Short task: Transcribe all of the data exactly. Omit the pictures.

Given data:
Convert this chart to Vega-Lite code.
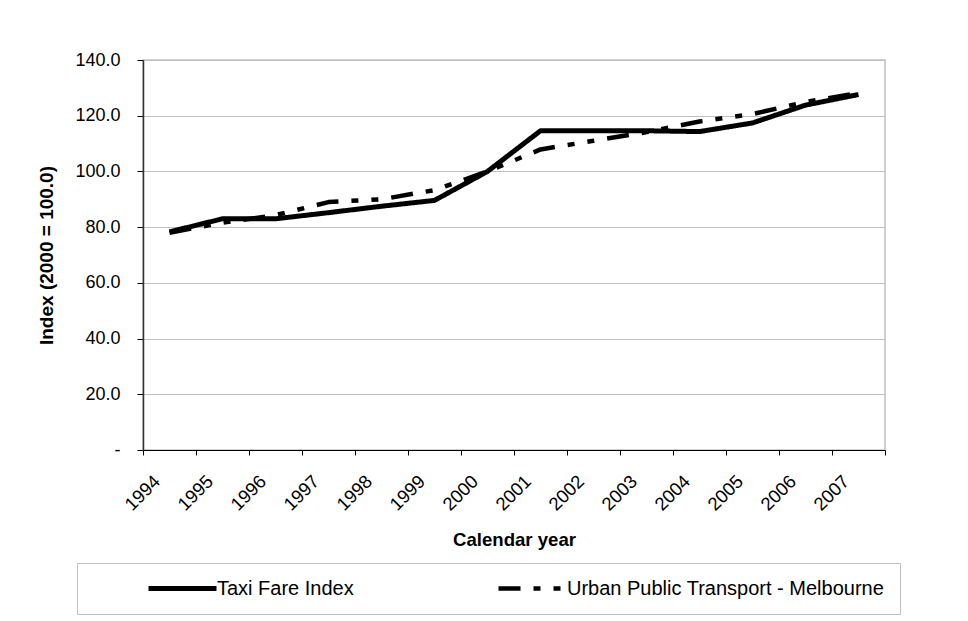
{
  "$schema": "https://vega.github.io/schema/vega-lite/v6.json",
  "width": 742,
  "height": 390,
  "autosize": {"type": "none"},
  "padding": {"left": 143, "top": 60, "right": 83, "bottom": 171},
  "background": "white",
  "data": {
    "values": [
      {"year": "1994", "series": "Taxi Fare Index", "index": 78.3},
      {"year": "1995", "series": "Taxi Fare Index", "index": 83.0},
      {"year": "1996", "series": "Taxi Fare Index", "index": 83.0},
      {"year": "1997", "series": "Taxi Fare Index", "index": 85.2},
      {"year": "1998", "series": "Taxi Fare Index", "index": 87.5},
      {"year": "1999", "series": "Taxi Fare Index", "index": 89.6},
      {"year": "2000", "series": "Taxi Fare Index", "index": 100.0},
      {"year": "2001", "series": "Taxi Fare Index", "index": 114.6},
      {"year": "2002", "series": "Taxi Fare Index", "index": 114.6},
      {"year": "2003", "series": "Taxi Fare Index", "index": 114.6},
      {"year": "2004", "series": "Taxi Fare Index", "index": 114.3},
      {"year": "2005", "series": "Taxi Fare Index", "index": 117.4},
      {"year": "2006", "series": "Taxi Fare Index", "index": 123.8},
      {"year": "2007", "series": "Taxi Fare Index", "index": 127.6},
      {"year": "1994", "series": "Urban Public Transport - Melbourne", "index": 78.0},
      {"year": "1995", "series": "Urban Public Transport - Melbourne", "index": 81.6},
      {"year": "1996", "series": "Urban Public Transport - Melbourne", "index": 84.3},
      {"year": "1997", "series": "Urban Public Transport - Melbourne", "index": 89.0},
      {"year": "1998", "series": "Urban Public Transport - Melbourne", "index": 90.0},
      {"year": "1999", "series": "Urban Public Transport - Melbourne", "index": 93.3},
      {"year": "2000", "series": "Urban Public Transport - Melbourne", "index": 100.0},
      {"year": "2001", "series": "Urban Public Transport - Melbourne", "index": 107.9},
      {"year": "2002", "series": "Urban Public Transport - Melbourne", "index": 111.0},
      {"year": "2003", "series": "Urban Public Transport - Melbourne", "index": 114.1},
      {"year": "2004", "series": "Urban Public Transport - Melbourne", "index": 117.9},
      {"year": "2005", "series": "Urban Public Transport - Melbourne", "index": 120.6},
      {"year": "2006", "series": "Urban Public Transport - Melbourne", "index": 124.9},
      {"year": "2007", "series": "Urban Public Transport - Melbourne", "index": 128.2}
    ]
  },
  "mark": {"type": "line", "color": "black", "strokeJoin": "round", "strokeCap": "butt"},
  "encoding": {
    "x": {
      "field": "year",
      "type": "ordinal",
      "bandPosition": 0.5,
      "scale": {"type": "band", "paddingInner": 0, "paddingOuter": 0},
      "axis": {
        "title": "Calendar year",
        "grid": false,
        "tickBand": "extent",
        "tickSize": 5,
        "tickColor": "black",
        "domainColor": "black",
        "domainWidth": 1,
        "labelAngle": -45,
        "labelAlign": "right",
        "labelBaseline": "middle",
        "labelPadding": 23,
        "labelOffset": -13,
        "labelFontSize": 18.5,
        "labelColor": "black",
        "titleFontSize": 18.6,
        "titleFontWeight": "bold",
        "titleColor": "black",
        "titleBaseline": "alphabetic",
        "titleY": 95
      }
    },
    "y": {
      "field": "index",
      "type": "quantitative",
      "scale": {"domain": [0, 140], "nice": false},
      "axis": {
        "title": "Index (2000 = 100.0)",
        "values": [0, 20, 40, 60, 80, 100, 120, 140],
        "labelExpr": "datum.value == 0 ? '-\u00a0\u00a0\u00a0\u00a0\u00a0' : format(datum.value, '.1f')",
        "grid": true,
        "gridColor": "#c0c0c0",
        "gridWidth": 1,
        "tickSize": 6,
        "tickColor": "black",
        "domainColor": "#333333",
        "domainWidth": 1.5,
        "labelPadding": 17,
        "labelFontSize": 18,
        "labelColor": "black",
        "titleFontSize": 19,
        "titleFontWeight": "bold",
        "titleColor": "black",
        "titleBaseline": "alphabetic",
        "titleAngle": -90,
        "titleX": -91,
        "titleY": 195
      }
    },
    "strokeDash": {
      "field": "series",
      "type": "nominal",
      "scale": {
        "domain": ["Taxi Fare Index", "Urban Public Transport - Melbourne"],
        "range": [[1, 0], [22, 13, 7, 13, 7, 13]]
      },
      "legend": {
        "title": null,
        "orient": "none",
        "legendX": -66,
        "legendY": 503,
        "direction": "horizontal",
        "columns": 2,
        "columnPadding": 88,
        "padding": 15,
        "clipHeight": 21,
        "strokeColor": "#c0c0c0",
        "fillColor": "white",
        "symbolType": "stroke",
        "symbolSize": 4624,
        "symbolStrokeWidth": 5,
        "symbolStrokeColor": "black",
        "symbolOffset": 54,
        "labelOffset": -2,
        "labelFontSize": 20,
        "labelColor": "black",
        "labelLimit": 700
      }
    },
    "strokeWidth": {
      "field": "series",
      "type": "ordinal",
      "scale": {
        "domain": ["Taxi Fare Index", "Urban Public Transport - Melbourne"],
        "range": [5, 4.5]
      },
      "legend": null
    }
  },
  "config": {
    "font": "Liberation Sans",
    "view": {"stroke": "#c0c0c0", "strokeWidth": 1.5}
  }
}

Solution to this problem:
Convert this chart to Vega-Lite code.
{
  "$schema": "https://vega.github.io/schema/vega-lite/v6.json",
  "width": 742,
  "height": 390,
  "autosize": {"type": "none"},
  "padding": {"left": 143, "top": 60, "right": 83, "bottom": 171},
  "background": "white",
  "data": {
    "values": [
      {"year": "1994", "series": "Taxi Fare Index", "index": 78.3},
      {"year": "1995", "series": "Taxi Fare Index", "index": 83.0},
      {"year": "1996", "series": "Taxi Fare Index", "index": 83.0},
      {"year": "1997", "series": "Taxi Fare Index", "index": 85.2},
      {"year": "1998", "series": "Taxi Fare Index", "index": 87.5},
      {"year": "1999", "series": "Taxi Fare Index", "index": 89.6},
      {"year": "2000", "series": "Taxi Fare Index", "index": 100.0},
      {"year": "2001", "series": "Taxi Fare Index", "index": 114.6},
      {"year": "2002", "series": "Taxi Fare Index", "index": 114.6},
      {"year": "2003", "series": "Taxi Fare Index", "index": 114.6},
      {"year": "2004", "series": "Taxi Fare Index", "index": 114.3},
      {"year": "2005", "series": "Taxi Fare Index", "index": 117.4},
      {"year": "2006", "series": "Taxi Fare Index", "index": 123.8},
      {"year": "2007", "series": "Taxi Fare Index", "index": 127.6},
      {"year": "1994", "series": "Urban Public Transport - Melbourne", "index": 78.0},
      {"year": "1995", "series": "Urban Public Transport - Melbourne", "index": 81.6},
      {"year": "1996", "series": "Urban Public Transport - Melbourne", "index": 84.3},
      {"year": "1997", "series": "Urban Public Transport - Melbourne", "index": 89.0},
      {"year": "1998", "series": "Urban Public Transport - Melbourne", "index": 90.0},
      {"year": "1999", "series": "Urban Public Transport - Melbourne", "index": 93.3},
      {"year": "2000", "series": "Urban Public Transport - Melbourne", "index": 100.0},
      {"year": "2001", "series": "Urban Public Transport - Melbourne", "index": 107.9},
      {"year": "2002", "series": "Urban Public Transport - Melbourne", "index": 111.0},
      {"year": "2003", "series": "Urban Public Transport - Melbourne", "index": 114.1},
      {"year": "2004", "series": "Urban Public Transport - Melbourne", "index": 117.9},
      {"year": "2005", "series": "Urban Public Transport - Melbourne", "index": 120.6},
      {"year": "2006", "series": "Urban Public Transport - Melbourne", "index": 124.9},
      {"year": "2007", "series": "Urban Public Transport - Melbourne", "index": 128.2}
    ]
  },
  "mark": {"type": "line", "color": "black", "strokeJoin": "round", "strokeCap": "butt"},
  "encoding": {
    "x": {
      "field": "year",
      "type": "ordinal",
      "bandPosition": 0.5,
      "scale": {"type": "band", "paddingInner": 0, "paddingOuter": 0},
      "axis": {
        "title": "Calendar year",
        "grid": false,
        "tickBand": "extent",
        "tickSize": 5,
        "tickColor": "black",
        "domainColor": "black",
        "domainWidth": 1,
        "labelAngle": -45,
        "labelAlign": "right",
        "labelBaseline": "middle",
        "labelPadding": 23,
        "labelOffset": -13,
        "labelFontSize": 18.5,
        "labelColor": "black",
        "titleFontSize": 18.6,
        "titleFontWeight": "bold",
        "titleColor": "black",
        "titleBaseline": "alphabetic",
        "titleY": 95
      }
    },
    "y": {
      "field": "index",
      "type": "quantitative",
      "scale": {"domain": [0, 140], "nice": false},
      "axis": {
        "title": "Index (2000 = 100.0)",
        "values": [0, 20, 40, 60, 80, 100, 120, 140],
        "labelExpr": "datum.value == 0 ? '-\u00a0\u00a0\u00a0\u00a0\u00a0' : format(datum.value, '.1f')",
        "grid": true,
        "gridColor": "#c0c0c0",
        "gridWidth": 1,
        "tickSize": 6,
        "tickColor": "black",
        "domainColor": "#333333",
        "domainWidth": 1.5,
        "labelPadding": 17,
        "labelFontSize": 18,
        "labelColor": "black",
        "titleFontSize": 19,
        "titleFontWeight": "bold",
        "titleColor": "black",
        "titleBaseline": "alphabetic",
        "titleAngle": -90,
        "titleX": -91,
        "titleY": 195
      }
    },
    "strokeDash": {
      "field": "series",
      "type": "nominal",
      "scale": {
        "domain": ["Taxi Fare Index", "Urban Public Transport - Melbourne"],
        "range": [[1, 0], [22, 13, 7, 13, 7, 13]]
      },
      "legend": {
        "title": null,
        "orient": "none",
        "legendX": -66,
        "legendY": 503,
        "direction": "horizontal",
        "columns": 2,
        "columnPadding": 88,
        "padding": 15,
        "clipHeight": 21,
        "strokeColor": "#c0c0c0",
        "fillColor": "white",
        "symbolType": "stroke",
        "symbolSize": 4624,
        "symbolStrokeWidth": 5,
        "symbolStrokeColor": "black",
        "symbolOffset": 54,
        "labelOffset": -2,
        "labelFontSize": 20,
        "labelColor": "black",
        "labelLimit": 700
      }
    },
    "strokeWidth": {
      "field": "series",
      "type": "ordinal",
      "scale": {
        "domain": ["Taxi Fare Index", "Urban Public Transport - Melbourne"],
        "range": [5, 4.5]
      },
      "legend": null
    }
  },
  "config": {
    "font": "Liberation Sans",
    "view": {"stroke": "#c0c0c0", "strokeWidth": 1.5}
  }
}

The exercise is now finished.